High and volatile oil prices have also weighed heavily on the global recovery. Earlier in the year, they rose sharply on the back of strong demand growth in the emerging economies and fears about the availability of supplies amid the civil war in Libya.
 
But in recent weeks, the IEA has scaled back its oil demand growth projections, due to the weakness of the global economy.
 
At Shell, we expect this kind of volatility to remain a feature of the next decade and beyond, as surging demand for energy puts supplies under pressure. According to our scenarios planners, by 2050 underlying global energy demand will double and could even treble on its level in 2000 if emerging economies follow historical patterns of development.
 
To keep pace with this demand the world will need to invest heavily in all energy sources, from oil and gas to biofuels, wind and nuclear. According to the IEA, the world could need to invest as much as $33 trillion in the global energy infrastructure by 2035. Recent figures show investment of around $1.2 trillion per year, of which close to $500 billion is in oil and gas.
 
At the same time, the world will attempt to make the journey to a more sustainable energy system. More governments are introducing legislation to reduce the environmental stresses associated with energy production and consumption. For example, the Australian government is preparing to introduce a tax on carbon next year for the country’s heaviest emitters. Investment in renewable forms of energy is now estimated to have reached $200 billion of annual spend.
 
All the while, the industry is becoming more competitive, as the national oil companies grow more powerful. In just the past couple of years, we’ve seen NOCs make a growing number of acquisitions outside of their domestic borders – a sure sign of their increasing financial and technical capacity.
 
For international oil companies, that makes the task of forging long-term and productive partnerships with the NOCs tougher and more urgent. It also throws a spotlight on our powers of technological innovation, which are now critical to winning business opportunities with the NOCs.

Implications for CFOs

So what does all this mean for CFOs in the energy industry?
 
It means maintaining a sound balance sheet appropriate to an era of macro-economic volatility - while investing billions of dollars in finding and developing new energy sources.
 
And it means adapting our businesses to leaner times, while laying the foundations for future growth – in unfamiliar emerging markets and in new areas of business activity, such as renewable energy.  
 
But that’s not all. Even before the recession, many CFOs’ job descriptions had expanded rapidly from the days when their main focus was on the core tasks of accounting and capital raising. New areas of responsibility range from strategy development and IT to risk management and overseeing M&A deals.
 
But expectations among board members and investors have ratcheted up even further amid tougher business conditions. They want to be sure that growth plans and strategic decisions create lasting value.
 
And that’s to say nothing of the tax and regulatory environment.
 
With many governments running enormous deficits, corporate tax regimes are becoming even more unpredictable. And energy companies have again proved to be convenient targets, not least here in the UK. For CFOs, these short-term political pressures are severely out of step with the investment cycles for energy projects, which span decades.  
 
Within the accountancy profession, we face a relentless upheaval in standards, from mark-to-market accounting to the International Accounting Standards Board’s new rules on profit reporting.
 
But the regulatory fall-out from the financial crisis carries far more wide-ranging implications. In particular, the Dodd-Frank Act is poised to affect a swathe of areas from the trading and clearing of “over the counter” - or OTC - derivatives to revenue transparency. 
 
This is understandable, given the state of public confidence in the business sector. But for CFOs this wave of regulation will not just create thousands of hours of additional compliance work for our finance teams. It also obliges us to spend much more time engaging with policymakers to ensure that legislation produces real results, rather than unintended consequences.
 
This is no easy task: we must strike an appropriate balance between protecting our own narrow interests and acting in the public interest. All told, I now spend well over one-third of my time on external engagements of one sort or another.
 
So for CFOs the story of the coming years will be one of delivering on a broader range of fronts in a tougher economic and regulatory environment.
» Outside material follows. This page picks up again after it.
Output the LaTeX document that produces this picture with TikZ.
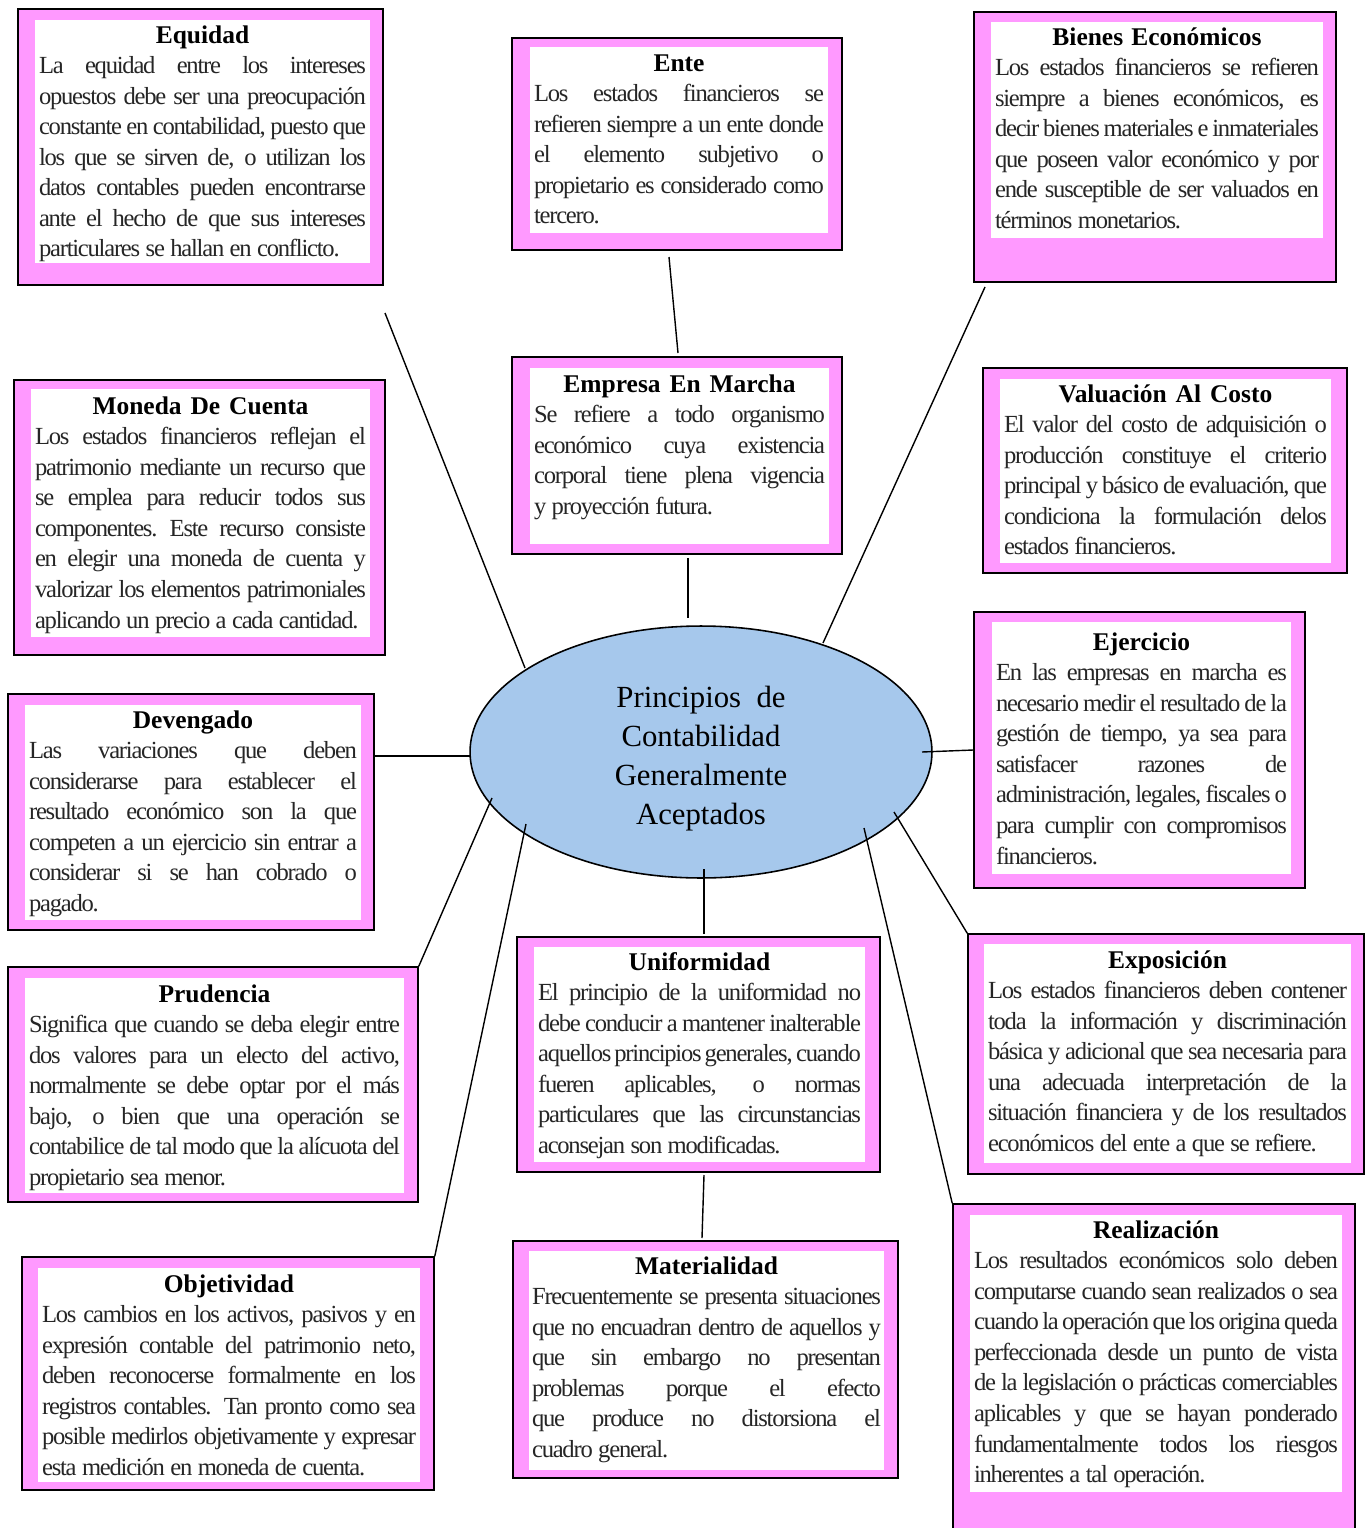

Raising near-term performance

But that also brings an opportunity. CFOs now have the chance to impose the influence of the finance function on all areas of business activity, and to play a bigger role in delivering corporate strategy.
 
So what are Shell’s strategic objectives?
 
Shell’s first goal is to raise our near-term performance.
 
From my point of view, that means preparing Shell and our finance function for leaner and more competitive times.
 
In 2009 and 2010, we managed a total of $4 billion in cost savings across the company. A sizeable chunk of that was attributable to our major company-wide re-organization in 2009. This sought to encourage faster ways of working, and strengthen accountability for our key business value drivers.
 
Some 7,000 employees left the company, and we reduced the number of senior leaders by one-fifth.
 
To promote capital efficiency, we are selling many of our more marginal or “non-core” assets. This ensures that we focus our financial and management resources on our most promising markets and projects. For example, we have sold a number of smaller refineries in Europe as we focus on larger, integrated sites in growth markets.
 
So far in 2011 we have managed $4.4 billion in divestments, with more to come. That follows 2009 and 2010 when we made divestments totalling some $10 billion. On average over the past five years, we divested between 3 and 4% of total capital employed per year.
 
Within the finance function, we’ve streamlined our operations.
 
Back in 2005, our operations were spread across more than 100 countries, all with their own processes and controls. Two-thirds of the finance department’s costs were generated by basic processes like reporting controls. And less than 10% of staff were located in dedicated operations centres.
 
So we adopted a plan to overhaul the function by the end of 2010. Our goals included a 40% reduction in costs – the equivalent of some $800 million – the shifting of half of our roles to operations centres by 2010. And the setting of clear targets for our business support activities.
 
At the end of 2010, we drew the plan to a close, having delivered on our major targets. Recent benchmarking puts us in ‘top quartile’ performance for efficiency and effectiveness metrics – but only just. Competitive standards continue to improve so we still have some work to do.
 
We are now pushing for continuous improvement throughout the company. And Shell’s executive committee has identified five core business processes that we want to sharpen.
 
One is our order-to-cash process. With Shell processing invoices running to several hundred billion dollars every year, a slicker process would not just achieve substantial cost savings. It would make it easier for our customers to do business with Shell, giving us – and them - a competitive advantage.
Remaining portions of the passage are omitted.